_What this task involves_:
Retype the stretch of lines that starts at the line containing "Give me the D3.js source for this chart." and ends at the line containing "var B_Y_TICKS = [-20000, -10000, 0, 10000, 20000];", inclusive. Do not include pictures.

_Exercise material_:
(begin)
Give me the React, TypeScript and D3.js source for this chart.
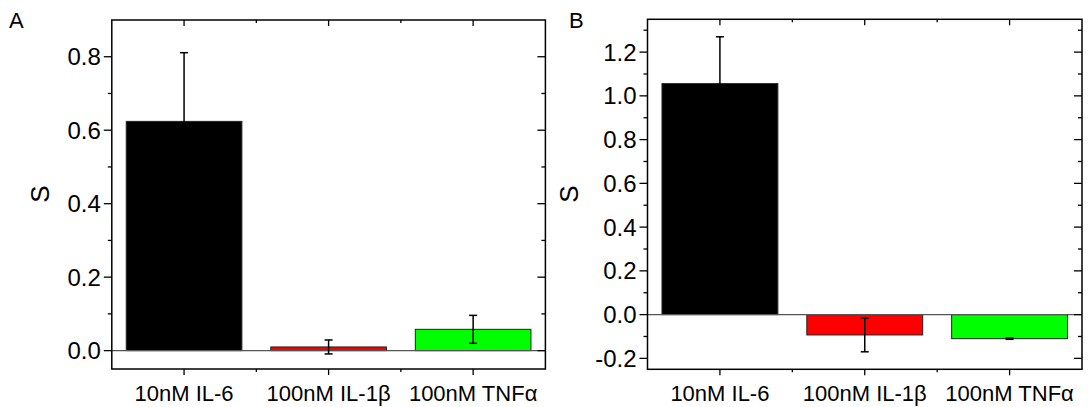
import * as d3 from "d3";

const categories = ["10nM IL-6", "100nM IL-1β", "100nM TNFα"];
const barColors = ["#000000", "#ff0000", "#00ff00"];

// panel A
const valuesA = [0.624, 0.010, 0.058];
const errorsA = [0.187, 0.019, 0.038];
const yTicksA = [0, 0.2, 0.4, 0.6, 0.8];
const yMinorA = [0.1, 0.3, 0.5, 0.7];

// panel B
const valuesB = [1.056, -0.093, -0.110];
const errorsB = [0.214, 0.077, 0.003];
const yTicksB = [-0.2, 0, 0.2, 0.4, 0.6, 0.8, 1.0, 1.2];
const yMinorB = [-0.1, 0.1, 0.3, 0.5, 0.7, 0.9, 1.1, 1.3];

const font = "'Liberation Sans', Arial, sans-serif";

type PanelProps = {
  letter: string;
  letterX: number;
  labelX: number;
  x0: number;
  x1: number;
  y0: number;
  y1: number;
  domain: [number, number];
  values: number[];
  errors: number[];
  ticks: number[];
  minor: number[];
};

const Panel = (p: PanelProps) => {
  const x = d3.scaleBand<string>().domain(categories).range([p.x0, p.x1]).paddingInner(0.2).paddingOuter(0.1);
  const y = d3.scaleLinear().domain(p.domain).range([p.y1, p.y0]);
  const step = x.step();
  const bounds = categories.slice(1).map((c) => (x(c) as number) - (step * 0.1));
  const centers = categories.map((c) => (x(c) as number) + x.bandwidth() / 2);

  return (
    <g>
      <text x={p.letterX} y={28} fontSize={22} fontFamily={font}>{p.letter}</text>
      <text transform={`translate(${p.labelX},194) rotate(-90)`} textAnchor="middle" dominantBaseline="central" fontSize={26} fontFamily={font}>S</text>

      {/* bars */}
      {p.values.map((v, i) => (
        <rect key={i} x={x(categories[i])} width={x.bandwidth()}
          y={y(Math.max(0, v))} height={Math.abs(y(v) - y(0))}
          fill={barColors[i]} stroke="#222" strokeWidth={1} />
      ))}

      {/* zero line */}
      <line x1={p.x0} x2={p.x1} y1={y(0)} y2={y(0)} stroke="#555" strokeWidth={1.3} />

      {/* error bars */}
      {p.values.map((v, i) => {
        const cx = centers[i];
        const hi = y(v + p.errors[i]);
        const lo = y(v - p.errors[i]);
        return (
          <g key={i} stroke="#000" strokeWidth={1.5}>
            <line x1={cx} x2={cx} y1={hi} y2={lo} />
            <line x1={cx - 4} x2={cx + 4} y1={hi} y2={hi} />
            <line x1={cx - 4} x2={cx + 4} y1={lo} y2={lo} />
          </g>
        );
      })}

      {/* y ticks left (out) and right (in) */}
      {p.ticks.map((t) => (
        <g key={"t" + t} stroke="#000" strokeWidth={1.3}>
          <line x1={p.x0 - 8} x2={p.x0} y1={y(t)} y2={y(t)} />
          <line x1={p.x1 - 8} x2={p.x1} y1={y(t)} y2={y(t)} />
        </g>
      ))}
      {p.minor.map((t) => (
        <g key={"m" + t} stroke="#000" strokeWidth={1.3}>
          <line x1={p.x0 - 4} x2={p.x0} y1={y(t)} y2={y(t)} />
          <line x1={p.x1 - 4} x2={p.x1} y1={y(t)} y2={y(t)} />
        </g>
      ))}
      {p.ticks.map((t) => (
        <text key={"l" + t} x={p.x0 - 11} y={y(t)} textAnchor="end" dominantBaseline="central"
          fontSize={24} fontFamily={font}>{t.toFixed(1)}</text>
      ))}

      {/* x ticks bottom (out) and top (in) */}
      {centers.map((c, i) => (
        <g key={"c" + i} stroke="#000" strokeWidth={1.3}>
          <line x1={c} x2={c} y1={p.y1} y2={p.y1 + 6} />
          <line x1={c} x2={c} y1={p.y0} y2={p.y0 + 6} />
        </g>
      ))}
      {bounds.map((b, i) => (
        <g key={"b" + i} stroke="#000" strokeWidth={1.3}>
          <line x1={b} x2={b} y1={p.y1} y2={p.y1 + 3} />
          <line x1={b} x2={b} y1={p.y0} y2={p.y0 + 3} />
        </g>
      ))}
      {categories.map((c, i) => (
        <text key={c} x={centers[i]} y={401} textAnchor="middle" fontSize={22} fontFamily={font}>{c}</text>
      ))}

      <rect x={p.x0} y={p.y0} width={p.x1 - p.x0} height={p.y1 - p.y0} fill="none" stroke="#000" strokeWidth={1.5} />
    </g>
  );
};

export default function App() {
  return (
    <svg width={1088} height={407} style={{ position: "absolute", left: 0, top: 0, background: "#fff" }}>
      <Panel letter="A" letterX={9} labelX={40} x0={111.8} x1={545.4} y0={20} y1={369}
        domain={[-0.05, 0.9]} values={valuesA} errors={errorsA} ticks={yTicksA} minor={yMinorA} />
      <Panel letter="B" letterX={569} labelX={569} x0={647.5} x1={1082} y0={19.3} y1={369.3}
        domain={[-0.25, 1.35]} values={valuesB} errors={errorsB} ticks={yTicksB} minor={yMinorB} />
    </svg>
  );
}
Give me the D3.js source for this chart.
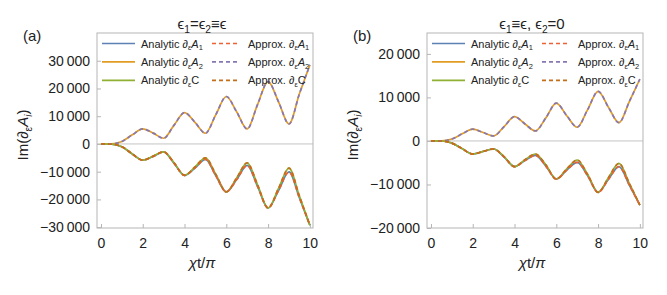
<!DOCTYPE html>
<html>
<head>
<meta charset="utf-8">
<script src="https://cdn.jsdelivr.net/npm/d3@7"></script>
<style>
  body { margin: 0; background: #fff; }
  svg { display: block; font-family: "Liberation Sans", Arial, sans-serif; }
  .tick text { fill: #222; font-size: 14px; }
</style>
</head>
<body>
<div id="chart"></div>
<script>
(function () {
  'use strict';

  // x grid, in units of chi t / pi
  var X_VALUES = [0, 0.5, 1, 1.5, 2, 2.5, 3, 3.5, 4, 4.5, 5, 5.5, 6, 6.5, 7, 7.5, 8, 8.5, 9, 9.5, 10];

  // panel (a): eps1 = eps2 = eps
  var A_ANALYTIC_A1 = [0, -30, -1000, -3600, -5850, -4500, -2850, -7000, -11300, -8700, -5600, -11500, -17300, -12800, -7700, -15400, -23100, -16800, -10100, -19500, -29300];
  var A_ANALYTIC_A2 = [0, 30, 900, 3300, 5400, 3900, 2050, 6800, 11300, 7800, 3850, 10600, 17100, 11500, 5400, 14300, 22500, 15200, 7200, 18100, 28500];
  var A_ANALYTIC_C = [0, -30, -1000, -3600, -5850, -4400, -2850, -6800, -11300, -8300, -5000, -11000, -17300, -12200, -6800, -14800, -23100, -16000, -8700, -18800, -29300];
  var A_APPROX_A1 = A_ANALYTIC_A1.slice();
  var A_APPROX_A2 = A_ANALYTIC_A2.slice();
  var A_APPROX_C = A_ANALYTIC_C.slice();

  // panel (b): eps1 = eps, eps2 = 0
  var B_ANALYTIC_A1 = [0, -15, -500, -1800, -3000, -2400, -1850, -3700, -5900, -4500, -3300, -5800, -8750, -6700, -4900, -8000, -11800, -8800, -5900, -10200, -14750];
  var B_ANALYTIC_A2 = [0, 15, 450, 1650, 2700, 1950, 1150, 3300, 5600, 3900, 2300, 5300, 8700, 5800, 3150, 7200, 11400, 7700, 4200, 9100, 14200];
  var B_ANALYTIC_C = [0, -15, -500, -1800, -3000, -2400, -1850, -3600, -5900, -4300, -3000, -5500, -8750, -6400, -4380, -7700, -11800, -8400, -5150, -9800, -14750];
  var B_APPROX_A1 = B_ANALYTIC_A1.slice();
  var B_APPROX_A2 = B_ANALYTIC_A2.slice();
  var B_APPROX_C = B_ANALYTIC_C.slice();

  var X_TICKS = [0, 2, 4, 6, 8, 10];
  var A_Y_TICKS = [-30000, -20000, -10000, 0, 10000, 20000, 30000];
  var B_Y_TICKS = [-20000, -10000, 0, 10000, 20000];

  // legend entries, in Mathematica drawing order
  var SERIES_STYLE = [
    { key: 'anA1', kind: 'Analytic', sub: 'A', idx: '1', color: '#5e81b5', dash: null },
    { key: 'anA2', kind: 'Analytic', sub: 'A', idx: '2', color: '#e19c24', dash: null },
    { key: 'anC', kind: 'Analytic', sub: 'C', idx: '', color: '#8fb032', dash: null },
    { key: 'apA1', kind: 'Approx.', sub: 'A', idx: '1', color: '#eb6235', dash: '4,3' },
    { key: 'apA2', kind: 'Approx.', sub: 'A', idx: '2', color: '#8778b3', dash: '4,3' },
    { key: 'apC', kind: 'Approx.', sub: 'C', idx: '', color: '#c56e1a', dash: '4,3' }
  ];

  var W = 667, H = 295;
  var FRAME = '#b5b5b5';
  var fmt = d3.formatLocale({
    decimal: '.', thousands: '\u2009', grouping: [3], currency: ['', ''], minus: '\u2212'
  }).format(',');

  var svg = d3.select('#chart').append('svg').attr('width', W).attr('height', H);

  // rich text builder: parts are {t, sub, it}
  function rich(t, parts, size) {
    var shift = 0;
    parts.forEach(function (p) {
      var want = p.sub ? size * 0.25 : 0;
      var ts = t.append('tspan').text(p.t);
      if (want !== shift) { ts.attr('dy', want - shift); shift = want; }
      if (p.sub) ts.attr('font-size', size * 0.68);
      if (p.it) ts.attr('font-style', 'italic');
    });
  }

  function derivParts(sub, idx) {
    var parts = [{ t: '\u2202' }, { t: '\u03b5', sub: true }, { t: sub, it: sub === 'A' }];
    if (idx) parts.push({ t: idx, sub: true, it: idx === 'i' });
    return parts;
  }

  function drawPanel(cfg) {
    var g = svg.append('g');
    var x = d3.scaleLinear().domain([-0.19, 10.15]).range([cfg.left, cfg.right]);
    var y = d3.scaleLinear().domain(cfg.yDomain).range([cfg.bottom, cfg.top]);

    var clipId = 'clip-' + cfg.id;
    svg.append('clipPath').attr('id', clipId).append('rect')
      .attr('x', cfg.left).attr('y', cfg.top)
      .attr('width', cfg.right - cfg.left).attr('height', cfg.bottom - cfg.top);

    // zero axis
    g.append('line')
      .attr('x1', cfg.left).attr('x2', cfg.right)
      .attr('y1', y(0)).attr('y2', y(0))
      .attr('stroke', '#c4c4c4').attr('stroke-width', 1);

    // frame axes with inward ticks
    var xAxis = g.append('g').attr('transform', 'translate(0,' + cfg.bottom + ')')
      .call(d3.axisBottom(x).tickValues(X_TICKS).tickSize(-4).tickPadding(10).tickFormat(d3.format('d')));
    var yAxis = g.append('g').attr('transform', 'translate(' + cfg.left + ',0)')
      .call(d3.axisLeft(y).tickValues(cfg.yTicks).tickSize(-4).tickPadding(7).tickFormat(fmt));
    [xAxis, yAxis].forEach(function (a) {
      a.select('.domain').remove();
      a.selectAll('.tick line').attr('stroke', FRAME);
      a.selectAll('.tick text').attr('font-family', '"Liberation Sans", Arial, sans-serif');
    });

    g.append('rect')
      .attr('x', cfg.left).attr('y', cfg.top)
      .attr('width', cfg.right - cfg.left).attr('height', cfg.bottom - cfg.top)
      .attr('fill', 'none').attr('stroke', FRAME).attr('stroke-width', 1);

    var line = d3.line()
      .x(function (d) { return x(d[0]); })
      .y(function (d) { return y(d[1]); })
      .curve(d3.curveMonotoneX);

    var curves = g.append('g').attr('clip-path', 'url(#' + clipId + ')');
    SERIES_STYLE.forEach(function (s) {
      var vals = cfg.series[s.key];
      curves.append('path')
        .datum(X_VALUES.map(function (xv, i) { return [xv, vals[i]]; }))
        .attr('d', line)
        .attr('fill', 'none')
        .attr('stroke', s.color)
        .attr('stroke-width', 1.7)
        .attr('stroke-dasharray', s.dash);
    });

    // legend
    var leg = g.append('g');
    SERIES_STYLE.forEach(function (s, i) {
      var col = i < 3 ? 0 : 1;
      var row = i % 3;
      var lx = cfg.left + 5 + col * 110;
      var ly = cfg.top + 10.5 + row * 18.4;
      leg.append('line')
        .attr('x1', lx).attr('x2', lx + (col ? 28 : 33))
        .attr('y1', ly).attr('y2', ly)
        .attr('stroke', s.color).attr('stroke-width', 1.7)
        .attr('stroke-dasharray', s.dash);
      var t = leg.append('text')
        .attr('x', lx + (col ? 36 : 39)).attr('y', ly + 4)
        .attr('font-size', 11).attr('fill', '#222');
      rich(t, [{ t: s.kind + ' ' }].concat(derivParts(s.sub, s.idx)), 11);
    });

    // title
    var tt = g.append('text')
      .attr('x', (cfg.left + cfg.right) / 2 - 3).attr('y', 29)
      .attr('text-anchor', 'middle').attr('font-size', 15).attr('fill', '#222');
    rich(tt, cfg.title, 15);

    // panel tag
    g.append('text')
      .attr('x', cfg.left - 74).attr('y', 41)
      .attr('font-size', 15).attr('fill', '#222')
      .text(cfg.tag);

    // x label
    var xl = g.append('text')
      .attr('x', (cfg.left + cfg.right) / 2 - 3).attr('y', 268)
      .attr('text-anchor', 'middle').attr('font-size', 15).attr('fill', '#222');
    rich(xl, [{ t: '\u03c7', it: true }, { t: 't/' }, { t: '\u03c0', it: true }], 15);

    // y label
    var yl = g.append('text')
      .attr('transform', 'translate(' + (cfg.left - 69) + ',' + 135 + ') rotate(-90)')
      .attr('text-anchor', 'middle').attr('font-size', 15).attr('fill', '#222');
    rich(yl, [{ t: 'Im(' }].concat(derivParts('A', 'i'), [{ t: ')' }]), 15);
  }

  drawPanel({
    id: 'a', tag: '(a)', left: 97, right: 313, top: 33, bottom: 228,
    yDomain: [-30300, 40000], yTicks: A_Y_TICKS,
    series: { anA1: A_ANALYTIC_A1, anA2: A_ANALYTIC_A2, anC: A_ANALYTIC_C,
              apA1: A_APPROX_A1, apA2: A_APPROX_A2, apC: A_APPROX_C },
    title: [{ t: '\u03f5' }, { t: '1', sub: true }, { t: '=\u03f5' }, { t: '2', sub: true }, { t: '\u2261\u03f5' }]
  });

  drawPanel({
    id: 'b', tag: '(b)', left: 427, right: 643, top: 33, bottom: 228,
    yDomain: [-20000, 24800], yTicks: B_Y_TICKS,
    series: { anA1: B_ANALYTIC_A1, anA2: B_ANALYTIC_A2, anC: B_ANALYTIC_C,
              apA1: B_APPROX_A1, apA2: B_APPROX_A2, apC: B_APPROX_C },
    title: [{ t: '\u03f5' }, { t: '1', sub: true }, { t: '\u2261\u03f5, \u03f5' }, { t: '2', sub: true }, { t: '=0' }]
  });
})();
</script>
</body>
</html>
(end)
_Exercise result_:
Give me the D3.js source for this chart.
<!DOCTYPE html>
<html>
<head>
<meta charset="utf-8">
<script src="https://cdn.jsdelivr.net/npm/d3@7"></script>
<style>
  body { margin: 0; background: #fff; }
  svg { display: block; font-family: "Liberation Sans", Arial, sans-serif; }
  .tick text { fill: #222; font-size: 14px; }
</style>
</head>
<body>
<div id="chart"></div>
<script>
(function () {
  'use strict';

  // x grid, in units of chi t / pi
  var X_VALUES = [0, 0.5, 1, 1.5, 2, 2.5, 3, 3.5, 4, 4.5, 5, 5.5, 6, 6.5, 7, 7.5, 8, 8.5, 9, 9.5, 10];

  // panel (a): eps1 = eps2 = eps
  var A_ANALYTIC_A1 = [0, -30, -1000, -3600, -5850, -4500, -2850, -7000, -11300, -8700, -5600, -11500, -17300, -12800, -7700, -15400, -23100, -16800, -10100, -19500, -29300];
  var A_ANALYTIC_A2 = [0, 30, 900, 3300, 5400, 3900, 2050, 6800, 11300, 7800, 3850, 10600, 17100, 11500, 5400, 14300, 22500, 15200, 7200, 18100, 28500];
  var A_ANALYTIC_C = [0, -30, -1000, -3600, -5850, -4400, -2850, -6800, -11300, -8300, -5000, -11000, -17300, -12200, -6800, -14800, -23100, -16000, -8700, -18800, -29300];
  var A_APPROX_A1 = A_ANALYTIC_A1.slice();
  var A_APPROX_A2 = A_ANALYTIC_A2.slice();
  var A_APPROX_C = A_ANALYTIC_C.slice();

  // panel (b): eps1 = eps, eps2 = 0
  var B_ANALYTIC_A1 = [0, -15, -500, -1800, -3000, -2400, -1850, -3700, -5900, -4500, -3300, -5800, -8750, -6700, -4900, -8000, -11800, -8800, -5900, -10200, -14750];
  var B_ANALYTIC_A2 = [0, 15, 450, 1650, 2700, 1950, 1150, 3300, 5600, 3900, 2300, 5300, 8700, 5800, 3150, 7200, 11400, 7700, 4200, 9100, 14200];
  var B_ANALYTIC_C = [0, -15, -500, -1800, -3000, -2400, -1850, -3600, -5900, -4300, -3000, -5500, -8750, -6400, -4380, -7700, -11800, -8400, -5150, -9800, -14750];
  var B_APPROX_A1 = B_ANALYTIC_A1.slice();
  var B_APPROX_A2 = B_ANALYTIC_A2.slice();
  var B_APPROX_C = B_ANALYTIC_C.slice();

  var X_TICKS = [0, 2, 4, 6, 8, 10];
  var A_Y_TICKS = [-30000, -20000, -10000, 0, 10000, 20000, 30000];
  var B_Y_TICKS = [-20000, -10000, 0, 10000, 20000];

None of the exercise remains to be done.